**What the exercise asks**: Write the data out again exactly, with no pictures.

**Information shown**:
····················

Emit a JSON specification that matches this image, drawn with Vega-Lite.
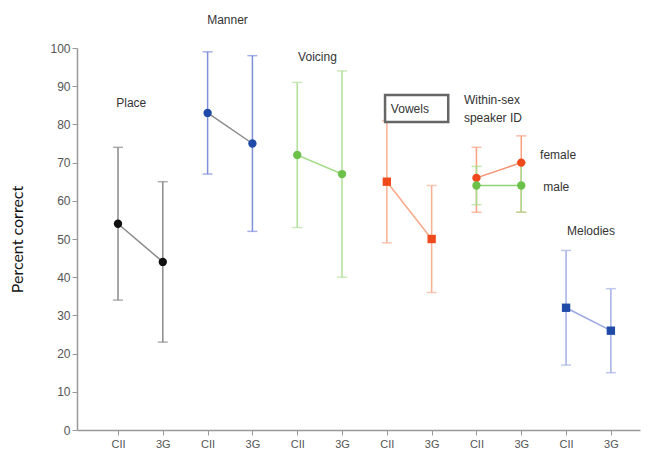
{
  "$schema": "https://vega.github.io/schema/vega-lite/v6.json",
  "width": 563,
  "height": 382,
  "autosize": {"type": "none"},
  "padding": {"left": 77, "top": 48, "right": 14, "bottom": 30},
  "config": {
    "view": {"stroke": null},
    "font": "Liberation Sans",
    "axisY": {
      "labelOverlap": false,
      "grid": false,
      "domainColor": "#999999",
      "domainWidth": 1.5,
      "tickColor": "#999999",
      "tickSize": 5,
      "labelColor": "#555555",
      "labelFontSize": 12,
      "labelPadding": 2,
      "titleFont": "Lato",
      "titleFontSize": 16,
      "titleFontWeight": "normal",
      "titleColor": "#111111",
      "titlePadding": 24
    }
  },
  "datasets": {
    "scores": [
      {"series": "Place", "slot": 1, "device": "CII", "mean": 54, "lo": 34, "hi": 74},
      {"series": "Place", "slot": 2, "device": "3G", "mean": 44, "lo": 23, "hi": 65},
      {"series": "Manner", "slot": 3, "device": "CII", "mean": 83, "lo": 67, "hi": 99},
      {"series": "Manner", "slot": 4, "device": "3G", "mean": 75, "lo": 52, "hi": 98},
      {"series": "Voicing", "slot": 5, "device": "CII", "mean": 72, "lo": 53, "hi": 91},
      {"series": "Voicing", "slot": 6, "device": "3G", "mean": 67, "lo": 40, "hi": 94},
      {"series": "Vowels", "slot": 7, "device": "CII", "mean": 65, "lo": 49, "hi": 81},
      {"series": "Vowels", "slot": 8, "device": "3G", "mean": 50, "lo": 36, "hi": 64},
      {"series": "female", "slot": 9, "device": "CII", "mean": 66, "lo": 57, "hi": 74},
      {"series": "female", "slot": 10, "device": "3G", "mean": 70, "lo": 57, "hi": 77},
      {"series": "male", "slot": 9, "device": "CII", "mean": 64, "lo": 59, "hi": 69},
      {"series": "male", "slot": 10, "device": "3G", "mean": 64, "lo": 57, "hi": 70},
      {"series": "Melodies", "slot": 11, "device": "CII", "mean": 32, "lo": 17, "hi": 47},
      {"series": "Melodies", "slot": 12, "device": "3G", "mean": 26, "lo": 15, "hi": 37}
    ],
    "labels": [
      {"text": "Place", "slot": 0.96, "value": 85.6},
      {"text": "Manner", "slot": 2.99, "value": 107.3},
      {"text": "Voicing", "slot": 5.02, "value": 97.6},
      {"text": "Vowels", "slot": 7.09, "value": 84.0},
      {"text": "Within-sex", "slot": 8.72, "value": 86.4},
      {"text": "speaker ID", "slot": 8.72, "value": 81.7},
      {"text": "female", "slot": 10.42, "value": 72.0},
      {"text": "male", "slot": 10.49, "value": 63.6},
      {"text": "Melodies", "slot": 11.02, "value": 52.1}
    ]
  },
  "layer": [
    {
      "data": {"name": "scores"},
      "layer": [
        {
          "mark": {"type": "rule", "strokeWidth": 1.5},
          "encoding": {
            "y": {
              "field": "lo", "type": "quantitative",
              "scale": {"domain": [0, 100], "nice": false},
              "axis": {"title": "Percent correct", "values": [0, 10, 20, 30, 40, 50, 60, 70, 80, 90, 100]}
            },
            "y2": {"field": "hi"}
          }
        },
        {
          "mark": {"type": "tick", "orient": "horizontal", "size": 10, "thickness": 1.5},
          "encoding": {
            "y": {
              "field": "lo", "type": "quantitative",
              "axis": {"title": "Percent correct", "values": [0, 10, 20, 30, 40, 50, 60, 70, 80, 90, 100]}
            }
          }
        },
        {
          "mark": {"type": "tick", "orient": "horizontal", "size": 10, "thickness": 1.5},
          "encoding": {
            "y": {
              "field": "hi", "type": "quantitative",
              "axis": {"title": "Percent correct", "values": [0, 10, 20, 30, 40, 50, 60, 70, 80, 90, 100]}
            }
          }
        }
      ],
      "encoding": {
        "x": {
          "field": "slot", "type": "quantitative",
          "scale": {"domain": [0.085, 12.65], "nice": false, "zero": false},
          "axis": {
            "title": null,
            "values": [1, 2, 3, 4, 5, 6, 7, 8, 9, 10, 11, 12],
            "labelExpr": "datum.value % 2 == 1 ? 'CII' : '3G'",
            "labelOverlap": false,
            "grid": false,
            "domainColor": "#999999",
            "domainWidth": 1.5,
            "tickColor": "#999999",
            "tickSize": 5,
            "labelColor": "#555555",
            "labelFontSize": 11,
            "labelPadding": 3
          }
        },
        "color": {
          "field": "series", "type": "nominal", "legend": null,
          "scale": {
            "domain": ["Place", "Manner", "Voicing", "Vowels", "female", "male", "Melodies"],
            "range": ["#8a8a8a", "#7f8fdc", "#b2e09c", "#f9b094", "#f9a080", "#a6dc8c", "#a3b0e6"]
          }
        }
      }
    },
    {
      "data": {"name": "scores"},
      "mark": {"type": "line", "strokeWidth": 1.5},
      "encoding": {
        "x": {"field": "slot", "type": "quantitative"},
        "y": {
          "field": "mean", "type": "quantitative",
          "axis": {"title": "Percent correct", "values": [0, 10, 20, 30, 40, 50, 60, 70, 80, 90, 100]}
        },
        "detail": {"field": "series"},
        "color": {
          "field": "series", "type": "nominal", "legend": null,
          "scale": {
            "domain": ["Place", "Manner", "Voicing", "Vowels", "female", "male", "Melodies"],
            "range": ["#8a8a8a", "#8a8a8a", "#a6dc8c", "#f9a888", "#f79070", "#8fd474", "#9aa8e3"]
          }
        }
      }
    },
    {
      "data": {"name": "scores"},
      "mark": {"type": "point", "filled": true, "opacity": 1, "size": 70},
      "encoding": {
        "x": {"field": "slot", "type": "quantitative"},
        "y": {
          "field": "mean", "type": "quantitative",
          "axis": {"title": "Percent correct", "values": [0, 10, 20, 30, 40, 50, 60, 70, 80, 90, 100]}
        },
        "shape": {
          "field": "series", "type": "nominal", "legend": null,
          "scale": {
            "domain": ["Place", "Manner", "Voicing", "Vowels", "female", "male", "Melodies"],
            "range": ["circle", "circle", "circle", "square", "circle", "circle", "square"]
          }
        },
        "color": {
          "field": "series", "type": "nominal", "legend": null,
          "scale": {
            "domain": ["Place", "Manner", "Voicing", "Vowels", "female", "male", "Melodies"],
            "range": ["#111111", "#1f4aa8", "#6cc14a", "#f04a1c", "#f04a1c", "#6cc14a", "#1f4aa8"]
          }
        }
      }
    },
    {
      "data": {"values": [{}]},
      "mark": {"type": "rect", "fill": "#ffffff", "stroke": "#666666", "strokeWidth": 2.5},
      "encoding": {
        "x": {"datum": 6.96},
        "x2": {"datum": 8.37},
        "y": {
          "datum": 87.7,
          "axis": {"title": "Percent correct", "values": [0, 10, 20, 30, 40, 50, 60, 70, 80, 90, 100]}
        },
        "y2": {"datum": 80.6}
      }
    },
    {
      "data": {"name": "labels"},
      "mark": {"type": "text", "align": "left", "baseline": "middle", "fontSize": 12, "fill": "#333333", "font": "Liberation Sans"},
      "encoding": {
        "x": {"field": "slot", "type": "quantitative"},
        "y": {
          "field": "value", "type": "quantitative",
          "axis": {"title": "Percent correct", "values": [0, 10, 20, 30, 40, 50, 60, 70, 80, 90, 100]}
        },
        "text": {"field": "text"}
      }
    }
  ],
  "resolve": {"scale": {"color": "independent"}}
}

····················

**Exercise result**:
Emit a JSON specification that matches this image, drawn with Vega-Lite.
{
  "$schema": "https://vega.github.io/schema/vega-lite/v6.json",
  "width": 563,
  "height": 382,
  "autosize": {"type": "none"},
  "padding": {"left": 77, "top": 48, "right": 14, "bottom": 30},
  "config": {
    "view": {"stroke": null},
    "font": "Liberation Sans",
    "axisY": {
      "labelOverlap": false,
      "grid": false,
      "domainColor": "#999999",
      "domainWidth": 1.5,
      "tickColor": "#999999",
      "tickSize": 5,
      "labelColor": "#555555",
      "labelFontSize": 12,
      "labelPadding": 2,
      "titleFont": "Lato",
      "titleFontSize": 16,
      "titleFontWeight": "normal",
      "titleColor": "#111111",
      "titlePadding": 24
    }
  },
  "datasets": {
    "scores": [
      {"series": "Place", "slot": 1, "device": "CII", "mean": 54, "lo": 34, "hi": 74},
      {"series": "Place", "slot": 2, "device": "3G", "mean": 44, "lo": 23, "hi": 65},
      {"series": "Manner", "slot": 3, "device": "CII", "mean": 83, "lo": 67, "hi": 99},
      {"series": "Manner", "slot": 4, "device": "3G", "mean": 75, "lo": 52, "hi": 98},
      {"series": "Voicing", "slot": 5, "device": "CII", "mean": 72, "lo": 53, "hi": 91},
      {"series": "Voicing", "slot": 6, "device": "3G", "mean": 67, "lo": 40, "hi": 94},
      {"series": "Vowels", "slot": 7, "device": "CII", "mean": 65, "lo": 49, "hi": 81},
      {"series": "Vowels", "slot": 8, "device": "3G", "mean": 50, "lo": 36, "hi": 64},
      {"series": "female", "slot": 9, "device": "CII", "mean": 66, "lo": 57, "hi": 74},
      {"series": "female", "slot": 10, "device": "3G", "mean": 70, "lo": 57, "hi": 77},
      {"series": "male", "slot": 9, "device": "CII", "mean": 64, "lo": 59, "hi": 69},
      {"series": "male", "slot": 10, "device": "3G", "mean": 64, "lo": 57, "hi": 70},
      {"series": "Melodies", "slot": 11, "device": "CII", "mean": 32, "lo": 17, "hi": 47},
      {"series": "Melodies", "slot": 12, "device": "3G", "mean": 26, "lo": 15, "hi": 37}
    ],
    "labels": [
      {"text": "Place", "slot": 0.96, "value": 85.6},
      {"text": "Manner", "slot": 2.99, "value": 107.3},
      {"text": "Voicing", "slot": 5.02, "value": 97.6},
      {"text": "Vowels", "slot": 7.09, "value": 84.0},
      {"text": "Within-sex", "slot": 8.72, "value": 86.4},
      {"text": "speaker ID", "slot": 8.72, "value": 81.7},
      {"text": "female", "slot": 10.42, "value": 72.0},
      {"text": "male", "slot": 10.49, "value": 63.6},
      {"text": "Melodies", "slot": 11.02, "value": 52.1}
    ]
  },
  "layer": [
    {
      "data": {"name": "scores"},
      "layer": [
        {
          "mark": {"type": "rule", "strokeWidth": 1.5},
          "encoding": {
            "y": {
              "field": "lo", "type": "quantitative",
              "scale": {"domain": [0, 100], "nice": false},
              "axis": {"title": "Percent correct", "values": [0, 10, 20, 30, 40, 50, 60, 70, 80, 90, 100]}
            },
            "y2": {"field": "hi"}
          }
        },
        {
          "mark": {"type": "tick", "orient": "horizontal", "size": 10, "thickness": 1.5},
          "encoding": {
            "y": {
              "field": "lo", "type": "quantitative",
              "axis": {"title": "Percent correct", "values": [0, 10, 20, 30, 40, 50, 60, 70, 80, 90, 100]}
            }
          }
        },
        {
          "mark": {"type": "tick", "orient": "horizontal", "size": 10, "thickness": 1.5},
          "encoding": {
            "y": {
              "field": "hi", "type": "quantitative",
              "axis": {"title": "Percent correct", "values": [0, 10, 20, 30, 40, 50, 60, 70, 80, 90, 100]}
            }
          }
        }
      ],
      "encoding": {
        "x": {
          "field": "slot", "type": "quantitative",
          "scale": {"domain": [0.085, 12.65], "nice": false, "zero": false},
          "axis": {
            "title": null,
            "values": [1, 2, 3, 4, 5, 6, 7, 8, 9, 10, 11, 12],
            "labelExpr": "datum.value % 2 == 1 ? 'CII' : '3G'",
            "labelOverlap": false,
            "grid": false,
            "domainColor": "#999999",
            "domainWidth": 1.5,
            "tickColor": "#999999",
            "tickSize": 5,
            "labelColor": "#555555",
            "labelFontSize": 11,
            "labelPadding": 3
          }
        },
        "color": {
          "field": "series", "type": "nominal", "legend": null,
          "scale": {
            "domain": ["Place", "Manner", "Voicing", "Vowels", "female", "male", "Melodies"],
            "range": ["#8a8a8a", "#7f8fdc", "#b2e09c", "#f9b094", "#f9a080", "#a6dc8c", "#a3b0e6"]
          }
        }
      }
    },
    {
      "data": {"name": "scores"},
      "mark": {"type": "line", "strokeWidth": 1.5},
      "encoding": {
        "x": {"field": "slot", "type": "quantitative"},
        "y": {
          "field": "mean", "type": "quantitative",
          "axis": {"title": "Percent correct", "values": [0, 10, 20, 30, 40, 50, 60, 70, 80, 90, 100]}
        },
        "detail": {"field": "series"},
        "color": {
          "field": "series", "type": "nominal", "legend": null,
          "scale": {
            "domain": ["Place", "Manner", "Voicing", "Vowels", "female", "male", "Melodies"],
            "range": ["#8a8a8a", "#8a8a8a", "#a6dc8c", "#f9a888", "#f79070", "#8fd474", "#9aa8e3"]
          }
        }
      }
    },
    {
      "data": {"name": "scores"},
      "mark": {"type": "point", "filled": true, "opacity": 1, "size": 70},
      "encoding": {
        "x": {"field": "slot", "type": "quantitative"},
        "y": {
          "field": "mean", "type": "quantitative",
          "axis": {"title": "Percent correct", "values": [0, 10, 20, 30, 40, 50, 60, 70, 80, 90, 100]}
        },
        "shape": {
          "field": "series", "type": "nominal", "legend": null,
          "scale": {
            "domain": ["Place", "Manner", "Voicing", "Vowels", "female", "male", "Melodies"],
            "range": ["circle", "circle", "circle", "square", "circle", "circle", "square"]
          }
        },
        "color": {
          "field": "series", "type": "nominal", "legend": null,
          "scale": {
            "domain": ["Place", "Manner", "Voicing", "Vowels", "female", "male", "Melodies"],
            "range": ["#111111", "#1f4aa8", "#6cc14a", "#f04a1c", "#f04a1c", "#6cc14a", "#1f4aa8"]
          }
        }
      }
    },
    {
      "data": {"values": [{}]},
      "mark": {"type": "rect", "fill": "#ffffff", "stroke": "#666666", "strokeWidth": 2.5},
      "encoding": {
        "x": {"datum": 6.96},
        "x2": {"datum": 8.37},
        "y": {
          "datum": 87.7,
          "axis": {"title": "Percent correct", "values": [0, 10, 20, 30, 40, 50, 60, 70, 80, 90, 100]}
        },
        "y2": {"datum": 80.6}
      }
    },
    {
      "data": {"name": "labels"},
      "mark": {"type": "text", "align": "left", "baseline": "middle", "fontSize": 12, "fill": "#333333", "font": "Liberation Sans"},
      "encoding": {
        "x": {"field": "slot", "type": "quantitative"},
        "y": {
          "field": "value", "type": "quantitative",
          "axis": {"title": "Percent correct", "values": [0, 10, 20, 30, 40, 50, 60, 70, 80, 90, 100]}
        },
        "text": {"field": "text"}
      }
    }
  ],
  "resolve": {"scale": {"color": "independent"}}
}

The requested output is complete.